== Given instruction ==
From the very first line of the data to the line containing "1275, 1244, 1229];", retype everything exactly, leaving the pictures behind.

== Collected data ==
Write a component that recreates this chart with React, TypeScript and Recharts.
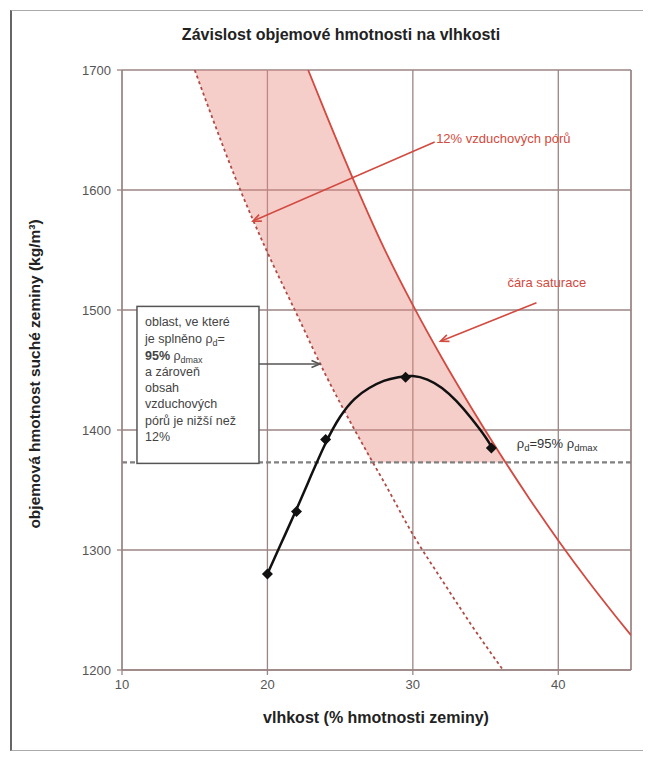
import React from 'react';
import {
  ComposedChart,
  XAxis,
  YAxis,
  CartesianGrid,
  Line,
  Area,
  Scatter,
  ReferenceLine,
  ReferenceDot,
} from 'recharts';

const FONT = '"Liberation Sans", Arial, sans-serif';
const GRID = '#9a8583';
const RED = '#d24a40';

const xTicks = [10, 20, 30, 40];
const yTicks = [1200, 1300, 1400, 1500, 1600, 1700];

// naměřené body (vlhkost %, rho_d kg/m3)
const measW = [20, 22, 24, 29.5, 35.4];
const measRho = [1280, 1332, 1392, 1444, 1385];

// proložená křivka
const fitW = [20, 21, 22, 23, 24, 25, 26, 27, 28, 29, 30, 31, 32, 33, 34, 35, 35.4];
const fitRho = [1280, 1307, 1334, 1362, 1389, 1411, 1426, 1435, 1441, 1444, 1445, 1442, 1435, 1424, 1410, 1394, 1386];

// čára saturace
const satW = [22.8, 24, 26, 28, 30, 32, 34, 36, 38, 40, 42, 44, 45];
const satRho = [1700, 1664, 1606, 1552, 1504, 1460, 1419, 1380, 1343, 1308, 1275, 1244, 1229];

// 12% vzduchových pórů
const airW = [15, 16, 18, 20, 22, 24, 26, 27.2, 28, 30, 32, 34, 36.2];
const airRho = [1700, 1667, 1604, 1548, 1497, 1446, 1400, 1374, 1357, 1313, 1275, 1238, 1200];

// vyšrafovaná oblast
const bandW = [15, 16, 18, 20, 22, 22.8, 24, 26, 27.2, 28, 30, 32, 34, 36, 36.4];
const bandLow = [1700, 1667, 1604, 1548, 1497, 1477, 1446, 1400, 1373, 1373, 1373, 1373, 1373, 1373, 1373];
const bandHigh = [1700, 1700, 1700, 1700, 1700, 1700, 1664, 1606, 1574, 1552, 1504, 1460, 1419, 1380, 1373];

const rhoLimit = 1373; // 95 % rho_dmax

type Row = { w: number; fit?: number; sat?: number; air?: number; band?: [number, number] };

const rows = new Map<number, Row>();
const row = (w: number) => {
  if (!rows.has(w)) rows.set(w, { w });
  return rows.get(w)!;
};
fitW.forEach((w, i) => (row(w).fit = fitRho[i]));
satW.forEach((w, i) => (row(w).sat = satRho[i]));
airW.forEach((w, i) => (row(w).air = airRho[i]));
bandW.forEach((w, i) => (row(w).band = [bandLow[i], bandHigh[i]]));
const table = Array.from(rows.values()).sort((a, b) => a.w - b.w);

const measured = measW.map((w, i) => ({ w, rho: measRho[i] }));

const Diamond = (p: any) => {
  const { cx, cy } = p;
  const s = 5.5;
  return <path d={`M${cx},${cy - s}L${cx + s},${cy}L${cx},${cy + s}L${cx - s},${cy}Z`} fill="#111" />;
};

const arrow = (color: string) => (p: any) => {
  const { x1, y1, x2, y2 } = p;
  const ang = Math.atan2(y2 - y1, x2 - x1);
  const L = 9;
  const a = 0.4;
  const ax = x2 - L * Math.cos(ang - a);
  const ay = y2 - L * Math.sin(ang - a);
  const bx = x2 - L * Math.cos(ang + a);
  const by = y2 - L * Math.sin(ang + a);
  return (
    <g>
      <line x1={x1} y1={y1} x2={x2} y2={y2} stroke={color} strokeWidth={1.6} />
      <polyline points={`${ax},${ay} ${x2},${y2} ${bx},${by}`} fill="none" stroke={color} strokeWidth={1.6} />
    </g>
  );
};

const NoteBox = (p: any) => {
  const { cx, cy } = p;
  return (
    <g transform={`translate(${cx},${cy})`} fontFamily={FONT} fontSize={12.5} fill="#444">
      <rect x={0} y={0} width={122} height={157} fill="#fff" stroke="#555" strokeWidth={1.5} />
      <text x={8} y={20}>oblast, ve které</text>
      <text x={8} y={37}>
        je splněno ρ<tspan fontSize={9} dy={3}>d</tspan>
        <tspan dy={-3}>=</tspan>
      </text>
      <text x={8} y={54}>
        <tspan fontWeight="bold">95%</tspan> ρ<tspan fontSize={9} dy={3}>dmax</tspan>
      </text>
      <text x={8} y={70}>a zároveň</text>
      <text x={8} y={86}>obsah</text>
      <text x={8} y={102}>vzduchových</text>
      <text x={8} y={119}>pórů je nižší než</text>
      <text x={8} y={135}>12%</text>
    </g>
  );
};

const textAt = (content: React.ReactNode, color: string) => (p: any) => (
  <text x={p.cx} y={p.cy} dy={5} fontFamily={FONT} fontSize={13} fill={color}>
    {content}
  </text>
);

export default function App() {
  return (
    <div style={{ position: 'relative', width: 643, height: 745, fontFamily: FONT }}>
      <div
        style={{
          position: 'absolute',
          left: 2,
          top: 2,
          width: 641,
          height: 741,
          borderLeft: '2px solid #666',
          borderTop: '1px solid #aaa',
          borderBottom: '1px solid #aaa',
          boxSizing: 'border-box',
        }}
      />
      <div
        style={{
          position: 'absolute',
          left: 333,
          top: 27,
          transform: 'translate(-50%, -50%)',
          fontWeight: 'bold',
          fontSize: 16,
          color: '#222',
          whiteSpace: 'nowrap',
        }}
      >
        Závislost objemové hmotnosti na vlhkosti
      </div>
      <div
        style={{
          position: 'absolute',
          left: 27,
          top: 366,
          transform: 'translate(-50%, -50%) rotate(-90deg)',
          fontWeight: 'bold',
          fontSize: 15.5,
          color: '#222',
          whiteSpace: 'nowrap',
        }}
      >
        objemová hmotnost suché zeminy (kg/m³)
      </div>
      <div
        style={{
          position: 'absolute',
          left: 368,
          top: 710,
          transform: 'translate(-50%, -50%)',
          fontWeight: 'bold',
          fontSize: 16,
          color: '#222',
          whiteSpace: 'nowrap',
        }}
      >
        vlhkost (% hmotnosti zeminy)
      </div>
      <div style={{ position: 'absolute', left: 0, top: 0 }}>
        <ComposedChart
          width={643}
          height={745}
          data={table}
          margin={{ top: 62, right: 20, bottom: 53, left: 54 }}
        >
          <CartesianGrid stroke={GRID} strokeWidth={1.3} />
          <XAxis
            dataKey="w"
            type="number"
            domain={[10, 45]}
            ticks={xTicks}
            allowDataOverflow
            height={30}
            stroke={GRID}
            strokeWidth={1.3}
            tickSize={5}
            tickMargin={5}
            tick={{ fill: '#555', fontSize: 13, fontFamily: FONT }}
          />
          <YAxis
            type="number"
            domain={[1200, 1700]}
            ticks={yTicks}
            allowDataOverflow
            width={60}
            stroke={GRID}
            strokeWidth={1.3}
            tickSize={5}
            tickMargin={6}
            tick={{ fill: '#555', fontSize: 13, fontFamily: FONT }}
          />
          <ReferenceLine x={45} stroke={GRID} strokeWidth={1.3} />
          <Area
            dataKey="band"
            type="linear"
            stroke="none"
            fill="#e88a80"
            fillOpacity={0.42}
            connectNulls
            isAnimationActive={false}
          />
          <ReferenceLine y={rhoLimit} stroke="#808080" strokeWidth={2.2} strokeDasharray="5 3" />
          <Line
            dataKey="air"
            type="monotone"
            stroke="#b04a44"
            strokeWidth={1.8}
            strokeDasharray="3 3"
            dot={false}
            connectNulls
            isAnimationActive={false}
          />
          <Line
            dataKey="sat"
            type="monotone"
            stroke={RED}
            strokeWidth={1.8}
            dot={false}
            connectNulls
            isAnimationActive={false}
          />
          <Line
            dataKey="fit"
            type="natural"
            stroke="#111"
            strokeWidth={2.5}
            dot={false}
            connectNulls
            isAnimationActive={false}
          />
          <Scatter data={measured} dataKey="rho" shape={Diamond} isAnimationActive={false} />
          <ReferenceDot x={11.03} y={1503} r={0} ifOverflow="visible" shape={NoteBox} />
          <ReferenceLine
            segment={[{ x: 19.35, y: 1455 }, { x: 23.6, y: 1455 }]}
            ifOverflow="visible"
            shape={arrow('#555')}
          />
          <ReferenceLine
            segment={[{ x: 31.5, y: 1640 }, { x: 19.0, y: 1574 }]}
            ifOverflow="visible"
            shape={arrow(RED)}
          />
          <ReferenceLine
            segment={[{ x: 38.5, y: 1506 }, { x: 31.9, y: 1474 }]}
            ifOverflow="visible"
            shape={arrow(RED)}
          />
          <ReferenceDot
            x={31.6}
            y={1643}
            r={0}
            ifOverflow="visible"
            shape={textAt('12% vzduchových pórů', RED)}
          />
          <ReferenceDot
            x={36.5}
            y={1523}
            r={0}
            ifOverflow="visible"
            shape={textAt('čára saturace', RED)}
          />
          <ReferenceDot
            x={37.15}
            y={1389}
            r={0}
            ifOverflow="visible"
            shape={textAt(
              <>
                ρ<tspan fontSize={9.5} dy={3}>d</tspan>
                <tspan dy={-3}>=95% ρ</tspan>
                <tspan fontSize={9.5} dy={3}>dmax</tspan>
              </>,
              '#333'
            )}
          />
        </ComposedChart>
      </div>
    </div>
  );
}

== The answer ==
Write a component that recreates this chart with React, TypeScript and Recharts.
import React from 'react';
import {
  ComposedChart,
  XAxis,
  YAxis,
  CartesianGrid,
  Line,
  Area,
  Scatter,
  ReferenceLine,
  ReferenceDot,
} from 'recharts';

const FONT = '"Liberation Sans", Arial, sans-serif';
const GRID = '#9a8583';
const RED = '#d24a40';

const xTicks = [10, 20, 30, 40];
const yTicks = [1200, 1300, 1400, 1500, 1600, 1700];

// naměřené body (vlhkost %, rho_d kg/m3)
const measW = [20, 22, 24, 29.5, 35.4];
const measRho = [1280, 1332, 1392, 1444, 1385];

// proložená křivka
const fitW = [20, 21, 22, 23, 24, 25, 26, 27, 28, 29, 30, 31, 32, 33, 34, 35, 35.4];
const fitRho = [1280, 1307, 1334, 1362, 1389, 1411, 1426, 1435, 1441, 1444, 1445, 1442, 1435, 1424, 1410, 1394, 1386];

// čára saturace
const satW = [22.8, 24, 26, 28, 30, 32, 34, 36, 38, 40, 42, 44, 45];
const satRho = [1700, 1664, 1606, 1552, 1504, 1460, 1419, 1380, 1343, 1308, 1275, 1244, 1229];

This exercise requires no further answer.